Indeed, Aristide embraced market economics with zeal and enthusiasm. He also agreed to publicly announce that he would not attempt to stay in office to make up the time he had lost in exile. So much for the firebrand priest—even as a reformer.

Haiti—a Client State
In Killing Hope William Blum claimed that Haiti's international function will be to serve “transnational corporations” by opening the country up to further investment and commerce, with minimum tariffs and other restrictions; and offering itself, primarily in assembly industries, and as a source of export labour. He added: “What appears to be certain is that the rich will grow richer, and the poor will remain at the very bottom of Latin America’s heap.” Under Aristide’s successor, it can only get worse. As Seumas Milne observed, new IMF loans require Haiti to raise electricity prices, and to freeze all public sector pay, where the majority exist on less than two dollars a day.

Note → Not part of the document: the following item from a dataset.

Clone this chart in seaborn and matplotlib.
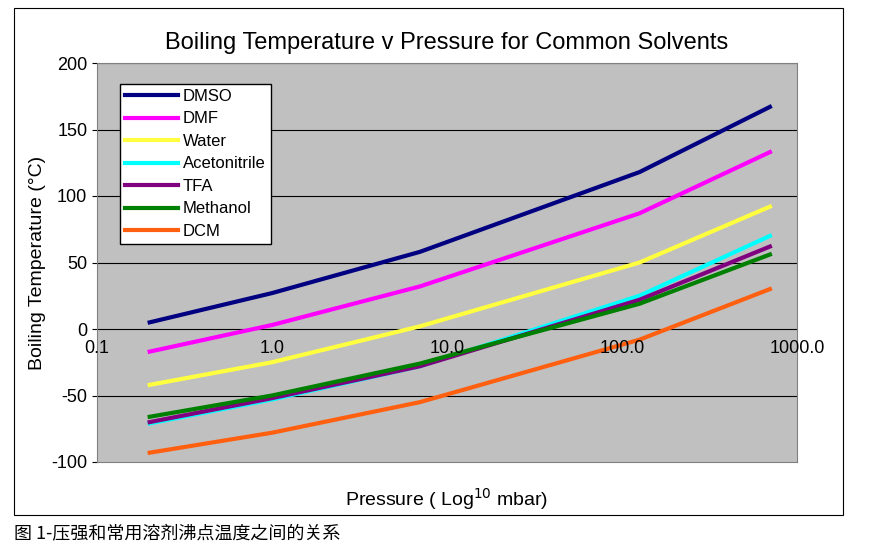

Infant mortality rate is about 80 per 1,000 (neighbouring Cuba’s rate is 5.8). Around 50 percent of Haiti's adults remain illiterate. Former president Bill Clinton wants to build up Haiti's export-processing zones,. But, as Milne comments, “…more sweatshop assembly of products neither made nor sold in Haiti won’t develop its economy nor provide a regular income for the majority”. Haiti currently owes the IMF around a billion dollars. Gary Young, writing in the Guardian (1 February), reported that Haiti spent more, in 2008, servicing the country's debts than it did on health, education and the environment.

Meanwhile, the United States pours thousand of heavily-armed troops into the country (yet again). and “The Street”, a US investment website, says that the earthquake provides such American corporations as General Electric, Jacobs Engineering and Flour, with the opportunity and potential to benefit. Of course.

Following the earthquake, a commentator on French television advised his viewers and listeners that “Haiti is not a suitable place to take a vacation.” He can say that again.